Critical to success of activities such as the Thai launch is the need to understand local audiences in detail. In this sense, Brown said digital channels often make this task easier.

“We get a lot more insights and we use those to help us understand what we do,” she said. “That is a shift for us, and it’s exciting, because we are doing a lot more thinking about digital first, mobile first, and how we build things that work in that environment.

 “What we are learning is you’ve got to look at the data across multiple channels. No longer can you look at the TV ratings to get a sense of how you are performing. We do look at the touchpoints across all the channels that we are in, and then we shape our audience outreach in different ways. We are getting better at learning to listen to our fans and adjusting tactically when we can.”
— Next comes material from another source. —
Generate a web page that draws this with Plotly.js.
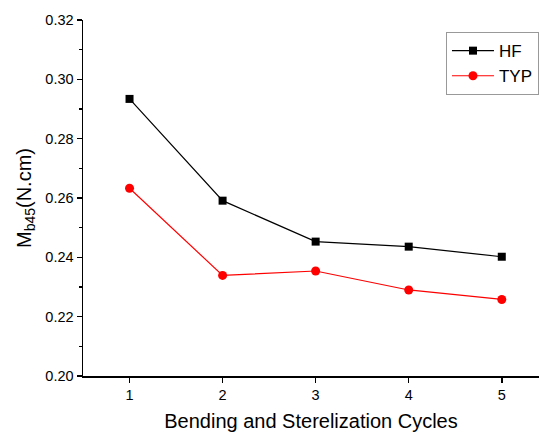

Another campaign around the program, Ben 10, will be localised for launch in the APAC market in October and focuses on how an audience member can choose the ending as they progress through a series of videos on YouTube. YouTube will also feature prominently in the promotion of a new program currently in production in Australia called Monster Beach. In other instances, however, that outreach will be focused around games or social content.

“Good content will get an audience, so you need to be putting yourself in the right places to reach that audience,” Brown said. “We try to be where our fans want us to be to let them engage in their favourite show or IP.”

While much of Brown’s life is spent investigating new ways her brands can engage with fans, she said there is one thing that never changes.

“With all the disruption we have seen over the last 20 years, the one thing that stands true is that the content needs to be good to engage a fan,” Brown said. “If you are making good content that resonates and engages with a fan, you will be successful.”